Ela tenta introduzir essa diversidade, inclusive, no prato do neto, Raul, de 4 anos. Rigo compartilha no Instagram algumas receitas que faz para ele —que é fã da mesma kombucha fermentada que ela serviu na entrevista—, como sorvete de iogurte e pitaya e pesto de jatobá quebrado por ele mesmo.
Alimentação infantil é um tema que divide opiniões. Há quem defenda a praticidade dos ultraprocessados em meio à vida corrida dos pais, há quem declare guerra a qualquer grãozinho de açúcar. Rigo advoga pelo que chama de “caminho do meio”.
“A comida da criança não precisa ser diferente da comida do adulto. Eu acho que nós, adultos, temos que aprender a comer a comida da criança”, diz. Se você não vai dar determinado alimento para o seu filho, questiona ela, então por que você come?

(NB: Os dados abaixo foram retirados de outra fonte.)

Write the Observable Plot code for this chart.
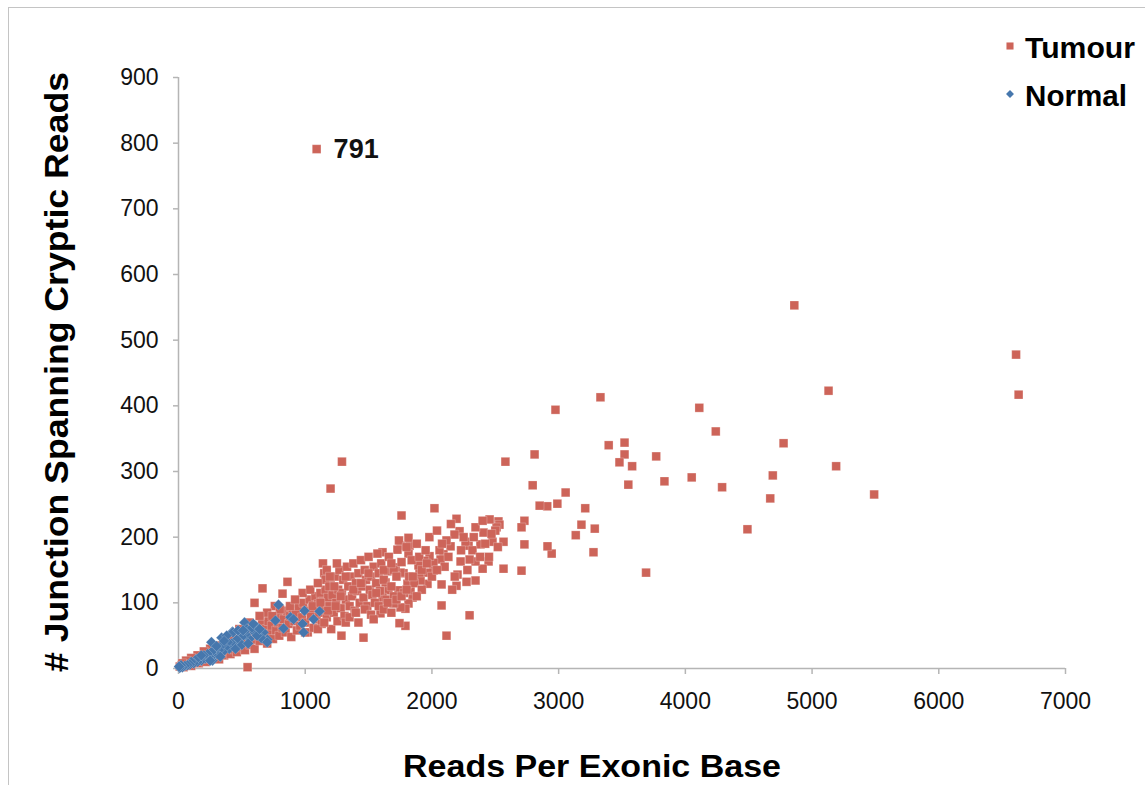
<!DOCTYPE html>
<html>
<head>
<meta charset="utf-8">
<script src="https://cdn.jsdelivr.net/npm/d3@7"></script>
<script src="https://cdn.jsdelivr.net/npm/@observablehq/plot@0.6"></script>
<style>
  html, body { margin: 0; padding: 0; background: #fff; }
  #wrap { position: relative; width: 1145px; height: 785px; overflow: hidden; }
  #frame { position: absolute; left: 8px; top: 7px; width: 1200px; height: 900px;
           border-left: 1.5px solid #c4c4c4; border-top: 1.5px solid #c4c4c4; }
  #chart { position: absolute; left: 0; top: 0; }
</style>
</head>
<body>
<div id="wrap"><div id="frame"></div><div id="chart"></div></div>
<script>
// ---- Data ----
const seriesNames = ["Tumour", "Normal"];
const seriesColors = ["#cd6459", "#4677ad"];
const xTicks = [0, 1000, 2000, 3000, 4000, 5000, 6000, 7000];
const yTicks = [0, 100, 200, 300, 400, 500, 600, 700, 800, 900];
const xTitle = "Reads Per Exonic Base";
const yTitle = "# Junction Spanning Cryptic Reads";

// Tumour: [reads per exonic base, junction spanning cryptic reads]
const tumour = [
  [1090,791],[4860,553],[6610,478],[6630,417],[5130,423],[5190,308],[5490,265],[4775,343],
  [4690,294],[4670,259],[4490,212],[4240,361],[4110,397],[4290,276],[4050,291],[3835,285],
  [3770,323],[3690,146],[3580,308],[3550,280],[3520,344],[3520,326],[3480,314],[3395,340],
  [3330,413],[2975,394],[3285,213],[3275,177],[3210,244],[3180,219],[3135,203],[3055,268],
  [2990,251],[2945,175],[2910,247],[2912,186],[2850,248],[2810,326],[2795,279],[2730,225],
  [2707,215],[2730,189],[2707,149],[2580,315],[2565,193],[2565,152],[2525,224],[2533,219],
  [2510,215],[2455,227],[2478,193],[2447,163],[2400,152],[2407,207],[2344,215],[2383,189],
  [2344,163],[2344,134],[2297,166],[2289,187],[2297,81],[2273,132],[2265,193],[2226,163],
  [2218,209],[2194,228],[2194,126],[2202,143],[2178,204],[2147,186],[2115,195],[2115,50],
  [2091,174],[2076,128],[2076,96],[2068,166],[2020,244],[2012,161],[2012,149],[1981,171],
  [1965,146],[1965,129],[1941,164],[1910,134],[1902,146],[1894,157],[1847,108],[1831,119],
  [1823,187],[1815,199],[1815,175],[1815,99],[1807,129],[1791,91],[1791,65],[1776,145],
  [1760,233],[1752,187],[1752,146],[1752,93],[1744,69],[1736,119],[1728,181],[1713,154],
  [1697,99],[1657,119],[1649,148],[1634,131],[1610,177],[1610,108],[1594,84],[1290,315],
  [1200,274],[860,132],[663,122],[821,114],[600,100],[545,2],[1286,50],[1460,47],
  [10,3],[25,5],[40,2],[55,8],[70,6],[85,10],[100,4],[110,12],[130,9],[150,14],[160,8],
  [175,16],[190,12],[200,18],[215,10],[230,20],[245,15],[260,22],[270,17],[285,25],[300,19],
  [310,28],[320,14],[335,24],[350,30],[360,20],[375,33],[390,26],[400,38],[410,22],[425,35],
  [440,29],[450,42],[460,25],[475,38],[490,45],[500,32],[515,48],[525,28],[540,40],[555,52],
  [565,36],[580,44],[590,58],[600,30],[610,50],[625,62],[640,42],[650,55],[660,68],[675,48],
  [690,60],[700,38],[710,72],[720,53],[735,65],[745,45],[760,78],[770,58],[785,70],[795,50],
  [810,82],[820,62],[830,75],[845,55],[855,88],[870,68],[880,80],[890,48],[900,92],[915,72],
  [925,85],[935,58],[950,95],[960,65],[975,78],[985,100],[1000,70],[1010,88],[1020,55],
  [1035,105],[1045,80],[1055,92],[1065,62],[1080,110],[1090,75],[1100,98],[1110,85],[1120,115],
  [1130,68],[1140,102],[1150,90],[1160,120],[1170,78],[1180,108],[1190,95],[1200,130],[1205,60],
  [1215,112],[1225,85],[1235,140],[1245,100],[1255,72],[1260,120],[1270,150],[1280,92],
  [1290,115],[1300,135],[1310,80],[1320,105],[1330,155],[1340,125],[1350,95],[1360,140],
  [1370,110],[1380,160],[1390,88],[1400,130],[1410,118],[1420,145],[1430,100],[1440,165],
  [1450,125],[1460,108],[1470,150],[1480,135],[1490,95],[1500,170],[1510,120],[1520,140],
  [1530,112],[1540,155],[1550,100],[1560,130],[1570,175],[1580,145],[1590,118],[1600,160],
  [1620,135],[1640,105],[1660,170],[1680,125],[1700,150],[1720,140],[1740,195],[1760,162],
  [1780,115],[1800,185],[1820,140],[1840,165],[1860,130],[1880,190],[1900,170],[1920,120],
  [1950,180],[1980,200],[2000,140],[2040,210],[2060,180],[2100,155],[2150,220],[2180,140],
  [2250,200],[2320,180],[2400,225],[2450,170],[2500,210],[2520,185],
  [1140,160],[1150,145],[1160,135],[1170,150],[1190,125],[1195,140],[1250,160],[1230,125],
  [1320,140],[1380,120],[1440,130],[1500,145],[1560,115],[1620,150],[1680,160],[1700,110],
  [980,115],[1040,120],[1100,130],[760,95],[700,85],[640,80],[560,70],[480,60],[420,50],
  [360,45],[300,35],[250,30],[200,26],[150,20],[100,16],[60,12],[30,8],
  [1320,70],[1350,78],[1400,85],[1420,70],[1470,90],[1520,82],[1540,75],[1580,95],[1620,90],
  [1650,100],[1680,85],[1720,105],[1760,110],[1800,120],[1850,140],[1880,110],[1920,150],
  [1960,160],[2040,150],[2080,190],[2130,170],[2160,120],[2230,180],[2280,150],[2330,200],
  [2380,170],[2420,190],[2470,205],[1100,60],[1150,70],[1000,55],[1060,95],[1120,100],
  [1180,88],[1240,95],[1280,110],[880,95],[920,105],[800,90],[740,80]
];

// Normal: [reads per exonic base, junction spanning cryptic reads]
const normal = [
  [789,97],[994,88],[1113,87],[521,70],[765,73],[884,78],[908,75],[979,68],[1066,75],
  [829,61],[987,55],[608,65],[623,62],[671,55],[702,44],[655,46],[340,47],[426,56],[268,12],
  [600,55],[560,45],[530,52],[500,48],[480,40],[460,44],[440,35],[420,38],[400,30],[390,40],
  [370,32],[350,25],[340,35],[320,28],[300,22],[290,30],[270,20],[260,25],[240,18],[230,22],
  [210,15],[200,20],[180,12],[170,16],[150,10],[140,14],[120,8],[100,10],[90,6],[70,5],
  [50,4],[30,2],[20,5],[10,1],[5,3],[430,55],[470,58],[540,60],[580,62],[620,50],[700,40],
  [260,40],[380,50],[450,30],[500,36],[550,38],[330,18],[250,12],[180,20],[640,60],[360,42],
  [300,34],[590,68],[510,58]
];

// ---- Chart ----
const chart = Plot.plot({
  width: 1145,
  height: 785,
  marginLeft: 178,
  marginRight: 80,
  marginTop: 77,
  marginBottom: 117,
  style: { fontFamily: "'Liberation Sans', Arial, Helvetica, sans-serif", background: "transparent", overflow: "visible" },
  x: { domain: [0, 7000], axis: null },
  y: { domain: [0, 900], axis: null },
  marks: [
    Plot.ruleX([0], { stroke: "#b5b5b5", strokeWidth: 1.5 }),
    Plot.ruleY([0], { stroke: "#b5b5b5", strokeWidth: 1.5 }),
    Plot.axisX(xTicks, { tickSize: 6, tickPadding: 18, fontSize: 23, stroke: "#b5b5b5", strokeWidth: 1.5, fill: "#111", tickFormat: d3.format("d"), label: null }),
    Plot.axisY(yTicks, { tickSize: 5, tickPadding: 15, fontSize: 23, stroke: "#b5b5b5", strokeWidth: 1.5, fill: "#111", tickFormat: d3.format("d"), label: null }),
    Plot.dot(tumour, { x: d => d[0], y: d => d[1], symbol: "square", r: 4.9, fill: seriesColors[0], stroke: "#fff", strokeWidth: 0.4, strokeOpacity: 0.6 }),
    Plot.dot(normal, { x: d => d[0], y: d => d[1], symbol: "diamond2", r: 4.9, fill: seriesColors[1], stroke: "#fff", strokeWidth: 0.4, strokeOpacity: 0.5 }),
    Plot.text(tumour.filter(d => d[1] > 700), { x: d => d[0], y: d => d[1], text: d => String(d[1]), dx: 17, textAnchor: "start", fontSize: 27, fontWeight: "bold", fill: "#111" })
  ]
});
document.getElementById("chart").appendChild(chart);

// Axis titles and legend
const svg = d3.select(chart);
svg.append("text")
  .attr("x", 592).attr("y", 777)
  .attr("text-anchor", "middle")
  .attr("font-size", 31).attr("font-weight", "bold").attr("fill", "#000")
  .attr("textLength", 378).attr("lengthAdjust", "spacingAndGlyphs")
  .text(xTitle);
svg.append("text")
  .attr("transform", "translate(68,372) rotate(-90)")
  .attr("text-anchor", "middle")
  .attr("font-size", 34).attr("font-weight", "bold").attr("fill", "#000")
  .attr("textLength", 600).attr("lengthAdjust", "spacingAndGlyphs")
  .text(yTitle);

const legendY = [46, 94];
const legendSymbols = [d3.symbolSquare, d3.symbolDiamond2];
seriesNames.forEach((name, i) => {
  svg.append("path")
    .attr("transform", `translate(1010,${legendY[i]})`)
    .attr("d", d3.symbol(legendSymbols[i], i === 0 ? 50 : 40)())
    .attr("fill", seriesColors[i]);
  svg.append("text")
    .attr("x", 1025).attr("y", legendY[i] + 12)
    .attr("text-anchor", "start")
    .attr("font-size", 29).attr("font-weight", "bold").attr("fill", "#000")
    .attr("textLength", i === 0 ? 110 : 102).attr("lengthAdjust", "spacingAndGlyphs")
    .text(name);
});
</script>
</body>
</html>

A nomenclatura de ultraprocessados é objeto de defesa de Rigo. A classificação, criada pelo nutricionista brasileiro Carlos Monteiro nos anos 1990 é alvo de questionamentos, já que coloca no mesmo saco um pão integral e um pacote de salgadinho.
O que explica essa opção é o fato de a classificação levar em conta os processos pelos quais os alimentos passaram. Os ultraprocessados, por exemplo, são aqueles em que imperam os métodos industriais e ingredientes que não se encontra com facilidade numa cozinha. Corantes, espessantes, conservantes.
“Às vezes eu coloco tudo no mesmo pacote porque vem empacotado”, diz ela, que evita esse tipo de alimento. Rigo pondera que existem produtos processados mais artesanais do que outros, mas os ingredientes usados devem ser levados em consideração. “Eu acho pão de forma maléfico. Entre um pão de forma integral, cheio de grãos e não sei o que, e um pão francês na padaria, eu vou no pão francês.”
Rigo faz uma diferenciação importante entre a cozinha ideal e a cozinha possível. O ideal é que seja “o mais natural possível, o mais sem veneno possível”, diz, em referência a aditivos químicos e agrotóxicos.
Mas ela entende as limitações impostas pelo cotidiano, por falta de tempo e por falta de dinheiro.
“Não pode condenar as pessoas. Imagina o sentimento de uma mãe que não tem o que dar para os seus filhos e acaba dando um alimento industrializado porque custou barato“, diz.
Ela vê um caminho possível nas políticas públicas, como a taxação de bebidas açucaradas —”tem que incentivar matar a sede com água, que esteja potável na casa das pessoas e não dependa de garrafinhas”— e o incentivo à criação de hortas comunitárias.
O espaço de que ela cuida na Lapa foi alvo de uma poda agressiva pelos serviços terceirizados. Fruto da desconexão das pessoas com a natureza, diz Rigo, já que uma plantação de PANCs em nada se parece com um jardim de grama e palmeiras.